Toyota Extends U.S. Sales Incentives
DETROIT, April 6, 2010; Bernie Woodall writing for Reuters reported that Toyota Motor Corp has extended broad U.S. sales incentives by a month and widened a maintenance program as the automaker tries to continue a sales rebound in the wake of safety recalls.
Toyota offered record U.S. incentives for the automaker in March to jump-start sales that had fallen sharply amid a sales and production halt and massive safety recalls in the first two months of the year.
The incentives helped boost March U.S. sales by 24 percent industry wide and by 41 percent for Toyota. Toyota's sales had fallen 16 percent in January and 9 percent in February.
The automaker offered zero-percent financing offers on six models for up to five years and widened a free maintenance program for two years to all new vehicle buyers when it extended the incentive program to May 3.
The incentives announcement on Tuesday also follows by one day a decision by U.S. safety regulators to seek an unprecedented $16.4 million fine against Toyota for its handling of a recall for potentially defective accelerator pedals.
U.S. Transportation Secretary Ray LaHood said on Monday that the department had found that Toyota "knowingly hid a dangerous defect for months from U.S. officials."
The proposed fine against Toyota is the largest possible under current laws and the biggest ever by the U.S. government against an automaker. Safety regulators are continuing to investigate Toyota to see if there were additional violations.
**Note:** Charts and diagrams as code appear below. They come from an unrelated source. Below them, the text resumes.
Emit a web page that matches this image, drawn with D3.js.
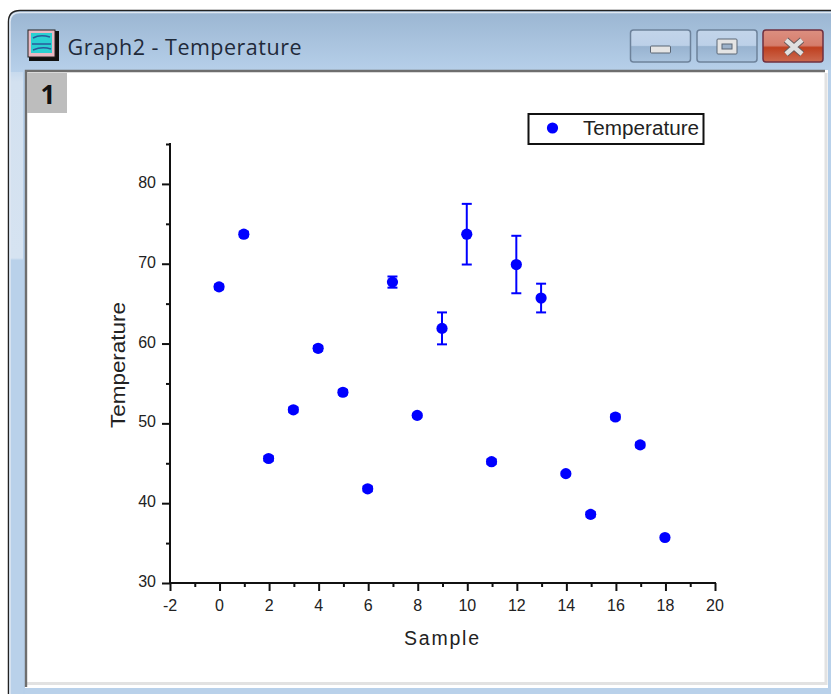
<!DOCTYPE html>
<html><head><meta charset="utf-8">
<script src="https://cdn.jsdelivr.net/npm/d3@7/dist/d3.min.js"></script>
<style>html,body{margin:0;padding:0;background:#fff}svg{display:block}text{font-family:"Liberation Sans",Arial,sans-serif}</style>
</head><body><div id="c"></div>
<script>
const samples=[0,1,2,3,4,5,6,7,8,9,10,11,12,13,14,15,16,17,18];
const temperature=[67.1,73.7,45.6,51.7,59.4,53.9,41.8,67.7,51,61.9,73.7,45.2,69.9,65.7,43.7,38.6,50.8,47.3,35.7];
const errors=[0.3,0.3,0.3,0.3,0.3,0.3,0.3,0.7,0.2,2,3.8,0.3,3.6,1.8,0.2,0.3,0.3,0.3,0.2];
const xTicks=[-2,0,2,4,6,8,10,12,14,16,18,20];
const yTicks=[30,40,50,60,70,80];
const xMinor=[-1,1,3,5,7,9,11,13,15,17,19];
const yMinor=[35,45,55,65,75,85];
const windowTitle="Graph2 - Temperature";

const W=831,H=694;
const svg=d3.select("#c").append("svg").attr("width",W).attr("height",H);
const defs=svg.append("defs");
function grad(id,stops,user){const g=defs.append("linearGradient").attr("id",id).attr("x1",0).attr("x2",0).attr("y1",user?user[0]:0).attr("y2",user?user[1]:1);
 if(user)g.attr("gradientUnits","userSpaceOnUse");
 stops.forEach(s=>g.append("stop").attr("offset",s[0]).attr("stop-color",s[1]));}
grad("frame",[[0,"#9bb6d2"],[1,"#b7d0ea"]],[12,72]);
grad("hilite",[[0,"#b9d1ea"],[0.1,"#d3e1f0"],[0.9,"#d6e3f1"],[0.91,"#b9d1ea"],[1,"#b9d1ea"]],[60,280]);
grad("btn",[[0,"#c3d5ea"],[0.48,"#bcd0e8"],[0.52,"#98b3d0"],[1,"#a9c3de"]]);
grad("close",[[0,"#dc8f80"],[0.48,"#d57d6c"],[0.55,"#bf4020"],[1,"#cc6a50"]]);

// window frame
svg.append("path").attr("d","M8.5,694V22Q8.5,11,20,11H831V694Z").attr("fill","url(#frame)");
svg.append("rect").attr("x",10).attr("y",72).attr("width",13).attr("height",622).attr("fill","url(#hilite)");
svg.append("path").attr("d","M8.5,694V22Q8.5,10.5,20,10.5H831").attr("fill","none").attr("stroke","#222").attr("stroke-width",1.5);
svg.append("path").attr("d","M10,694V22Q10,12.5,20,12.5H831").attr("fill","none").attr("stroke","#dfe8f2").attr("stroke-width",1.5);
svg.append("rect").attr("x",25).attr("y",70).attr("width",803).attr("height",618).attr("fill","#fff");
svg.append("path").attr("d","M826,73V683.5H27").attr("fill","none").attr("stroke","#e2e2e2").attr("stroke-width",3);
svg.append("path").attr("d","M26,687V71H825").attr("fill","none").attr("stroke","#6e6e6e").attr("stroke-width",2.4);
svg.append("rect").attr("x",829).attr("y",70).attr("width",2).attr("height",624).attr("fill","#b9d1ea");
svg.append("rect").attr("x",25).attr("y",688).attr("width",806).attr("height",6).attr("fill","#b9d1ea");

// window icon
const ic=svg.append("g");
ic.append("rect").attr("x",29).attr("y",31).attr("width",30).attr("height",30).attr("fill","#111");
ic.append("rect").attr("x",28).attr("y",30).attr("width",27).attr("height",27).attr("fill","#e9b9c3").attr("stroke","#222");
ic.append("rect").attr("x",31).attr("y",33).attr("width",21).attr("height",20).attr("fill","#2ad0d2");
ic.append("path").attr("d","M33,38Q40,34,50,37M32,44H51M33,50Q42,46,51,49").attr("fill","none").attr("stroke","#2a5a9a").attr("stroke-width",1.6);
svg.append("text").attr("x",67.5).attr("y",55).attr("font-size",21.5).attr("fill","#1f2a3a").style("font-family","'Open Sans',sans-serif").attr("textLength",234).text(windowTitle);

// caption buttons
const btn=svg.append("g");
[[630.5,60,"url(#btn)","#6d829b"],[697,60,"url(#btn)","#6d829b"],[763,60,"url(#close)","#6f3040"]].forEach(b=>{
 btn.append("rect").attr("x",b[0]).attr("y",30).attr("width",b[1]).attr("height",32).attr("rx",3).attr("fill",b[2]).attr("stroke",b[3]).attr("stroke-width",1.5);});
btn.append("rect").attr("x",650.5).attr("y",46).attr("width",20).attr("height",7).attr("rx",1).attr("fill","#e4e4e4").attr("stroke","#5b6675");
btn.append("rect").attr("x",717).attr("y",39).attr("width",20).attr("height",15).attr("rx",1).attr("fill","#e4e4e4").attr("stroke","#5b6675");
btn.append("rect").attr("x",722).attr("y",44).attr("width",10).attr("height",5).attr("fill","#9db2ca").attr("stroke","#5b6675");
btn.append("path").attr("d","M786,40L802,54M802,40L786,54").attr("stroke","#6a5a5a").attr("stroke-width",6.5);
btn.append("path").attr("d","M786,40L802,54M802,40L786,54").attr("stroke","#e0e0e0").attr("stroke-width",4.5);

// layer tag
svg.append("rect").attr("x",27).attr("y",73).attr("width",40).attr("height",40).attr("fill","#bdbdbd");
svg.append("text").attr("x",48).attr("y",104).attr("text-anchor","middle").attr("font-size",26).attr("font-weight","bold").attr("fill","#111").style("font-family","'Open Sans',sans-serif").text("1");

// scales
const x=d3.scaleLinear().domain([-2,20]).range([170,715]);
const y=d3.scaleLinear().domain([30,85]).range([583,144]);
const ink="#111";

// axes
const gx=svg.append("g").attr("transform","translate(0,583)");
gx.call(d3.axisBottom(x).tickValues(xTicks).tickFormat(d=>String(d)).tickSize(8).tickPadding(8.5));
const gxm=svg.append("g").attr("transform","translate(0,583)");
gxm.call(d3.axisBottom(x).tickValues(xMinor).tickFormat("").tickSize(4));
const gy=svg.append("g").attr("transform","translate(170,0)");
gy.call(d3.axisLeft(y).tickValues(yTicks).tickFormat(d=>String(d)).tickSize(8).tickPadding(6));
const gym=svg.append("g").attr("transform","translate(170,0)");
gym.call(d3.axisLeft(y).tickValues(yMinor).tickFormat("").tickSize(4));
[gxm,gym].forEach(g=>g.select(".domain").remove());
[gx,gy,gxm,gym].forEach(g=>{
 g.selectAll(".domain").attr("stroke",ink).attr("stroke-width",2);
 g.selectAll("line").attr("stroke",ink).attr("stroke-width",2);
 g.selectAll("text").attr("font-size",16).attr("fill","#222").style("font-family","'Liberation Sans',Arial,sans-serif");
});
gx.selectAll("text").attr("dx",-0.5);
gy.selectAll("text").attr("dy","0.22em");
gx.select(".domain").attr("d",`M${x(-2)-1},0H${x(20)+1}`);
gy.select(".domain").attr("d",`M0,${y(85)-1}V${y(30)+1}`);

svg.append("text").attr("x",404).attr("y",645).attr("font-size",19.5).attr("fill","#222").attr("textLength",75).text("Sample");
svg.append("text").attr("transform","translate(125,428) rotate(-90)").attr("font-size",19.5).attr("fill","#222").attr("textLength",126).attr("lengthAdjust","spacingAndGlyphs").text("Temperature");

// error bars
const blue="#0000ff";
const eb=svg.append("g").attr("stroke",blue).attr("stroke-width",2).attr("fill","none");
samples.forEach((s,i)=>{
 const cx=x(s)-0.5,t=y(temperature[i]+errors[i]),b=y(temperature[i]-errors[i]);
 eb.append("line").attr("x1",cx).attr("x2",cx).attr("y1",t).attr("y2",b);
 eb.append("line").attr("x1",cx-5).attr("x2",cx+5).attr("y1",t).attr("y2",t);
 eb.append("line").attr("x1",cx-5).attr("x2",cx+5).attr("y1",b).attr("y2",b);
});
// points
svg.append("g").selectAll("circle").data(samples).join("circle")
 .attr("cx",d=>x(d)-0.5).attr("cy",(d,i)=>y(temperature[i])).attr("r",5.6).attr("fill",blue);

// legend
svg.append("rect").attr("x",528.5).attr("y",114).attr("width",175).attr("height",30).attr("fill","#fff").attr("stroke","#111").attr("stroke-width",2);
svg.append("circle").attr("cx",552.5).attr("cy",128).attr("r",5.6).attr("fill",blue);
svg.append("text").attr("x",583).attr("y",135).attr("font-size",19.5).attr("fill","#222").attr("textLength",116).attr("lengthAdjust","spacingAndGlyphs").text("Temperature");
</script></body></html>
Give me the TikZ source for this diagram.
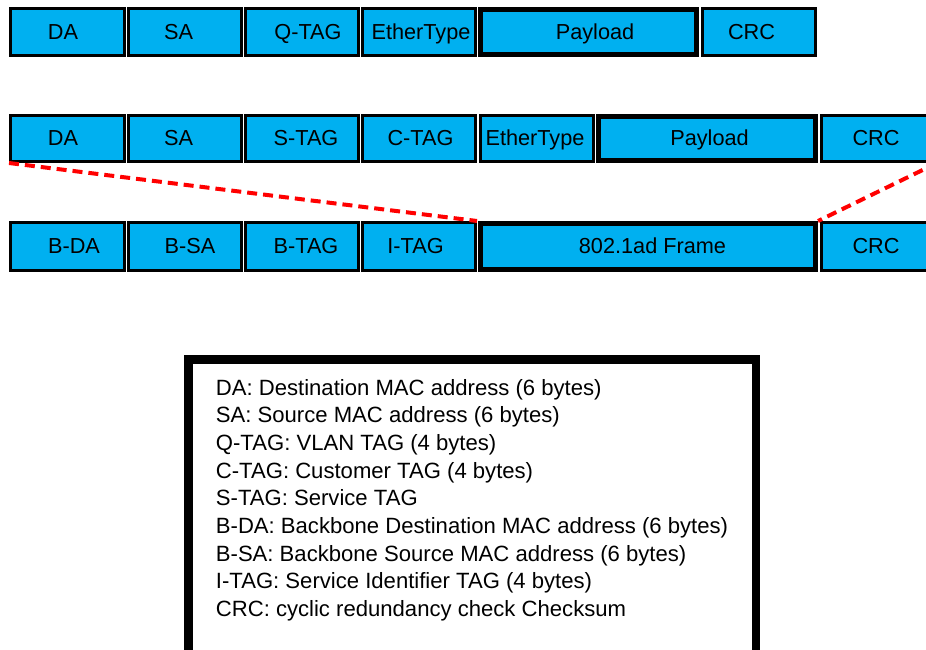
\documentclass[tikz,border=0pt]{standalone}
\usepackage{fontspec}
\setmainfont{Liberation Sans}
\definecolor{fieldblue}{HTML}{00B0F0}
\definecolor{linkred}{HTML}{FF0000}

% one header field: name, left, right, top, bottom, border width, label, label x
\newcommand\hdrfield[8]{%
  \node[cell, line width=#6pt, minimum width={#3-#2-#6}, minimum height={#5-#4-#6},
        anchor=north west] (#1) at ({#2},{#4}) {};
  \node[lbl] (#1-txt) at ({#8},{(#4+#5)/2+7}) {#7};}

\tikzset{
  cell/.style={draw=black, fill=fieldblue, rectangle, inner sep=0pt},
  lbl/.style={anchor=base, inner sep=0pt, font=\fontsize{21.7}{26}\selectfont},
  linkline/.style={draw=linkred, line width=4pt, dash pattern=on 10pt off 6pt},
  keybox/.style={draw=black, line width=8.5pt, fill=white, rectangle, inner sep=0pt},
  keyline/.style={anchor=base west, inner sep=0pt, font=\fontsize{22.1}{27}\selectfont},
}

\begin{document}
\begin{tikzpicture}[x=1pt, y=-1pt]
\useasboundingbox (0,0) rectangle (926,650);

% 802.1Q frame
\hdrfield{qda}{9}{126}{7.5}{57}{3}{DA}{63}
\hdrfield{qsa}{127}{243}{7.5}{57}{3}{SA}{178.5}
\hdrfield{qtag}{244}{360}{7.5}{57}{3}{Q-TAG}{308}
\hdrfield{qet}{361}{477}{7.5}{57}{3}{EtherType}{421}
\hdrfield{qpl}{478}{699}{7.5}{57}{5}{Payload}{595}
\hdrfield{qcrc}{701}{817}{7.5}{57}{3}{CRC}{751.5}

% 802.1ad frame
\hdrfield{adda}{9}{126}{114}{163}{3}{DA}{63}
\hdrfield{adsa}{127}{243}{114}{163}{3}{SA}{178.5}
\hdrfield{adstag}{244}{360}{114}{163}{3}{S-TAG}{306}
\hdrfield{adctag}{361}{477}{114}{163}{3}{C-TAG}{420.5}
\hdrfield{adet}{479}{595}{114}{163}{3}{EtherType}{535}
\hdrfield{adpl}{596}{818}{114}{163}{5}{Payload}{709.5}
\hdrfield{adcrc}{820}{937}{114}{163}{3}{CRC}{876}

% 802.1ah frame
\hdrfield{bda}{9}{126}{221}{272}{3}{B-DA}{74}
\hdrfield{bsa}{127}{243}{221}{272}{3}{B-SA}{190}
\hdrfield{btag}{244}{360}{221}{272}{3}{B-TAG}{306}
\hdrfield{itag}{361}{477}{221}{272}{3}{I-TAG}{415.5}
\hdrfield{bframe}{478}{818}{221}{272}{5}{802.1ad Frame}{652.5}
\hdrfield{bcrc}{820}{937}{221}{272}{3}{CRC}{876}

% encapsulation of the 802.1ad frame
\draw[linkline] (adda.south west) -- (itag.north east);
\draw[linkline] (adcrc.south east) -- (bframe.north east);

% legend
\node[keybox, minimum width=567.5, minimum height=295, anchor=north west] (key) at (184,355) {};
\foreach \i/\t in {0/{DA: Destination MAC address (6 bytes)},
                   1/{SA: Source MAC address (6 bytes)},
                   2/{Q-TAG: VLAN TAG (4 bytes)},
                   3/{C-TAG: Customer TAG (4 bytes)},
                   4/{S-TAG: Service TAG},
                   5/{B-DA: Backbone Destination MAC address (6 bytes)},
                   6/{B-SA: Backbone Source MAC address (6 bytes)},
                   7/{I-TAG: Service Identifier TAG (4 bytes)},
                   8/{CRC: cyclic redundancy check Checksum}}
  \node[keyline] (key-\i) at (215.7, {395+27.7*\i}) {\t};
\end{tikzpicture}
\end{document}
Toyota pared the vehicles on which it was offering zero percent financing to six in April from eight in March. Toyota extended the offer on the Camry, Corolla, Yaris, Avalon, Matrix and Tundra. It cut the offer on Highlander and Rav4.
The announcement of Toyota's sales incentives in early March triggered a price war that is expected to continue into at least May. Every major automaker selling in the U.S. market matched at least part of the Toyota offerings.
After a regional meeting with Toyota dealers in suburban Chicago, Don Esmond, senior vice president of automotive operations at Toyota Motor Sales USA, said the automaker did not intend to make the incentives a long-term habit.
"It's not our strategy, it is a tactic. We will keep them competitive," Esmond said.
Esmond said the incentives were still well below those offered by some rivals and he did not believe Toyota's sales in March were gained at the expense of sales in future months.
"Some of our competitors have incentives of $3,000 to $4,000. We're no where near that," Esmond said.
After the meeting with Toyota sales officials, dealers said they did not expect the strong incentives to continue over the long term.
"Toyota went through some unprecedented negative publicity and we needed to send a positive message to the customers," Fred Mark, a Waukegan, Illinois, Toyota dealer said of the incentives. "We also are still in the midst of a recession."
Jim Tessmer, a Toyota dealer from Milwaukee, said there was always "that fear" that incentives would have to continue, but he said consumer confidence was coming back, the stock market was rising and customers were returning to the stores.
The extension of the incentives, which were to expire on April 5, was widely expected and Toyota executives have been pointing to it for at least a week.
Toyota said specific offers vary in different regions of the United States, as shown on the company's website.